Увы, физика и баллистика не берут в расчет человеческие эмоции. Они холодны, информативны, опираются на факты и неопровержимы. Именно за это инженер и ценил свою работу – до сего дня: ему не приходилось разбираться в джунглях человеческих чувств, интуиций, гипотез, вранья и полуправд. Сегодня он ненавидел факты, потому что они говорили: Жансан убит из оружия Серваса.
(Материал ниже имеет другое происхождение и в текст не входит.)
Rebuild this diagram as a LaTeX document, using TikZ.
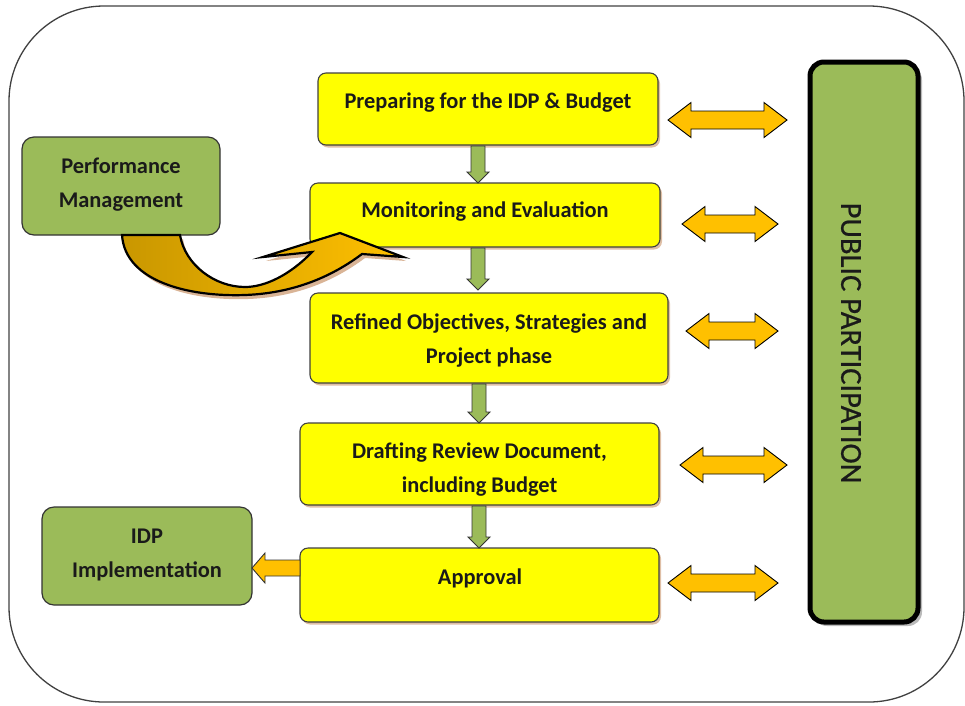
\documentclass[tikz,border=0pt]{standalone}
\usepackage{fontspec}
\setmainfont{Carlito}
\usetikzlibrary{shadows}
\definecolor{yel}{HTML}{FFFF00}
\definecolor{grn}{HTML}{9BBB59}
\definecolor{org}{HTML}{FFC000}
\definecolor{dorg}{HTML}{C99700}
\definecolor{shd}{HTML}{C9946A}
\definecolor{txt}{HTML}{1A1A1A}
\newcommand{\dblarr}[3]{%
  \path[dbl] (#1,#3) -- (#1+23,#3-17.5) -- (#1+23,#3-9) -- (#2-23,#3-9) -- (#2-23,#3-17.5)
    -- (#2,#3) -- (#2-23,#3+17.5) -- (#2-23,#3+9) -- (#1+23,#3+9) -- (#1+23,#3+17.5) -- cycle;}
\newcommand{\garr}[3]{%
  \path[garrow] (#1-7,#2) -- (#1+7,#2) -- (#1+7,#3-11) -- (#1+11,#3-11) -- (#1,#3)
    -- (#1-11,#3-11) -- (#1-7,#3-11) -- cycle;}
\begin{document}
\begin{tikzpicture}[x=1pt,y=-1pt,
  lbl/.style={text=txt, align=center, font=\bfseries\fontsize{22.4}{34}\selectfont},
  ybox/.style={draw=black!75, line width=1.1pt, fill=yel, rounded corners=8pt,
     drop shadow={fill=shd, opacity=0.6, shadow xshift=2pt, shadow yshift=-2.5pt}},
  gbox/.style={draw=black!80, line width=1.2pt, fill=grn, rounded corners=12pt},
  dbl/.style={draw=black, line width=0.9pt, fill=org},
  garrow/.style={draw=black!80, line width=0.9pt, fill=grn},
  larrow/.style={draw=black!80, line width=0.9pt, fill=org}]
\useasboundingbox (0,0) rectangle (965,705);
% outer frame
\draw[black!75, line width=1.3pt, rounded corners=95pt] (9,6) rectangle (964,702);

% process boxes
\node[ybox, minimum width=340pt, minimum height=72pt] (prep) at (488,109) {};
\node[ybox, minimum width=350pt, minimum height=64pt] (mon) at (485,215) {};
\node[ybox, minimum width=358pt, minimum height=90pt] (ref) at (489,338) {};
\node[ybox, minimum width=359pt, minimum height=82pt] (draft) at (479.5,464) {};
\node[ybox, minimum width=359pt, minimum height=74pt] (appr) at (479.5,585) {};

\node[lbl] (tprep) at (488,103) {Preparing for the IDP \& Budget};
\node[lbl] (tmon) at (485,212) {Monitoring and Evaluation};
\node[lbl] (tref) at (489,341) {Refined Objectives, Strategies and\\Project phase};
\node[lbl] (tdraft) at (479.5,470) {Drafting Review Document,\\including Budget};
\node[lbl] (tappr) at (480,578) {Approval};

% side boxes
\node[gbox, minimum width=198pt, minimum height=98pt] (perf) at (121,186) {};
\node[lbl] (tperf) at (121,185) {Performance\\Management};
\node[gbox, minimum width=210pt, minimum height=98pt] (impl) at (147,556) {};
\node[lbl] (timpl) at (147,555) {IDP\\Implementation};

% public participation
\fill[black!45, opacity=0.6, rounded corners=14pt] (813,66) rectangle (922,626);
\node[draw=black, line width=5pt, fill=grn, rounded corners=14pt,
      minimum width=108pt, minimum height=560pt] (pub) at (864,342) {};
\node[lbl, rotate=-90, font=\fontsize{30.5}{34}\selectfont] (tpub) at (851,343) {\addfontfeature{FakeBold=0.6}PUBLIC PARTICIPATION};

% green down arrows
\garr{478}{146}{183}
\garr{478}{248}{290}
\garr{479}{384}{423}
\garr{479}{506}{548}

% orange arrow to implementation
\path[larrow] (300,560) -- (265,560) -- (265,553) -- (252,568) -- (265,583) -- (265,576) -- (300,576) -- cycle;

% double arrows
\dblarr{668}{787}{120}
\dblarr{682}{778}{224}
\dblarr{686}{778}{331}
\dblarr{680}{787}{465}
\dblarr{668}{778}{583}

% curved arrow
\fill[shd, opacity=0.7, shift={(3,4)}]
  (122,235) .. controls (125,282) and (190,297) .. (245,295) .. controls (300,293) and (338,272) .. (362,254)
  -- (403,257) -- (340,233) -- (263,257) -- (312,252) .. controls (290,275) and (265,287) .. (245,287)
  .. controls (215,287) and (185,265) .. (180,235) -- cycle;
\path[draw=black, line width=2.2pt, line join=miter, left color=dorg, right color=org]
  (122,235) .. controls (125,282) and (190,297) .. (245,295) .. controls (300,293) and (338,272) .. (362,254)
  -- (403,257) -- (340,233) -- (263,257) -- (312,252) .. controls (290,275) and (265,287) .. (245,287)
  .. controls (215,287) and (185,265) .. (180,235) -- cycle;
\end{tikzpicture}
\end{document}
Наука не лжет.
Бернар посмотрел на дождевые струйки, печально льнувшие к оконному стеклу, покачал головой – Сервас не мог хладнокровно застрелить человека, это абсурд! – снял трубку и набрал номер бульдога из Генеральной инспекции.
Мартен высадил Кирстен у гостиницы и через несколько минут въехал на стоянку у комиссариата. Скоро рассветет, а ему нужно успеть поговорить с Эсперандье, чтобы тот в его отсутствие присматривал за Марго. Пока он в городе, ее сторожат посменно, у дома, у квартиры, на улицах, но стоит ему уехать, и людей отзовут – их, как всегда, не хватает.